Mincemeat and Fruitcake are primary examples. Mincemeat was origianlly a type of pickle - a way of preserving a good, leftover cuts of meat (or the not so good leftovers, like suet, the stewed up fatty and gristly bits)for lunches and other snacks for protien weeks later. If you wanted a light but filling pocket meal to take with you to work or on the road, you'd make a pie of it and instead of turning it into a pasty, with preserved greens and starches (beans or turnips), include preserved fruit, nuts, and spices during the winter months. Putting dried or preserved fruit also made it seem more a treat as well as a way of keeping the immune system healthier during a time when the average person did not have access to fresh fruits and veggies.
Almost everyone would have some form of preserved fruit for year-long use, whether as preserves, candies, pickle, or baked into some form of cakes to be able to create a mobile food source. It has been long understood that eating fruit staved off debilitating health problems such as scurvey or ricketts.
Early fruit cakes were generally bread-like, flavored and sweetened generally sweetened with spices and honey or treacle to cut the bland bread taste and highlight the preserved fruit's taste.
Moist cakes were difficult to make and used only for special occasions,when the produce was harvested, the average cook would make drier cakes for everyday use; bread-like, mostly used as breakfasts or afternoon snacks. The older recipes, like stollen breads or various raisin/apple breads indicate this. For parties, dry fruit bread would often be stewed with milk into a pudding mold and served with cream. If you knew you were going to have parties over the winter and wanted more of a cake texture as a special treat, for your guests, you would make your moist cakes during the harvest, wrap them in alcohol soaked cheesecloth, and then pack them in an airtight container to preserve them until you were ready to serve them later on.
As for using alcohol - in the winter, if you didn't have refrigeration, when you set up your preserved foods, you needed to soak most of what you were going to be eating from November through April in alcohol to keep it from going bad. Especially if you were going to start out with fairly fresh produce during August/September.
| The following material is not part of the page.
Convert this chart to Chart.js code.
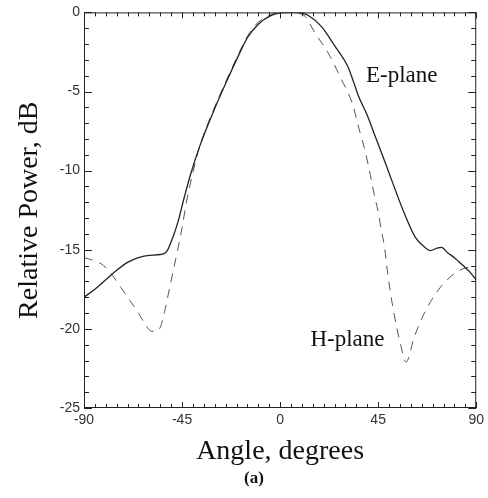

Sorry for the long-windyness, but I went into this little bit of preserving history to commisserate the current state of holiday foods. If you used something like the Betty Crocker Cookbook or the back of a cirtron container to make your mincemeat or fruitcakes, you would be getting 1930's or 1940's era recipes that reflected a world where housewifes who were trying to make the house party look "higher class" than they really were while making due with rationed or mass-produced cheap ingredients. Since sugar was hard to come by, the sweeter you could make it - using candied ingredients, the higher class it would seem. At that time at least.

If you had a 19th century or earlier recipe book, you could see a drastic evolution of cookery and food preperation - even with the same recipes you see in a Betty Crocker book. (real Marachino cherries come to mind...) And that evolution wasn't necessarily for the better.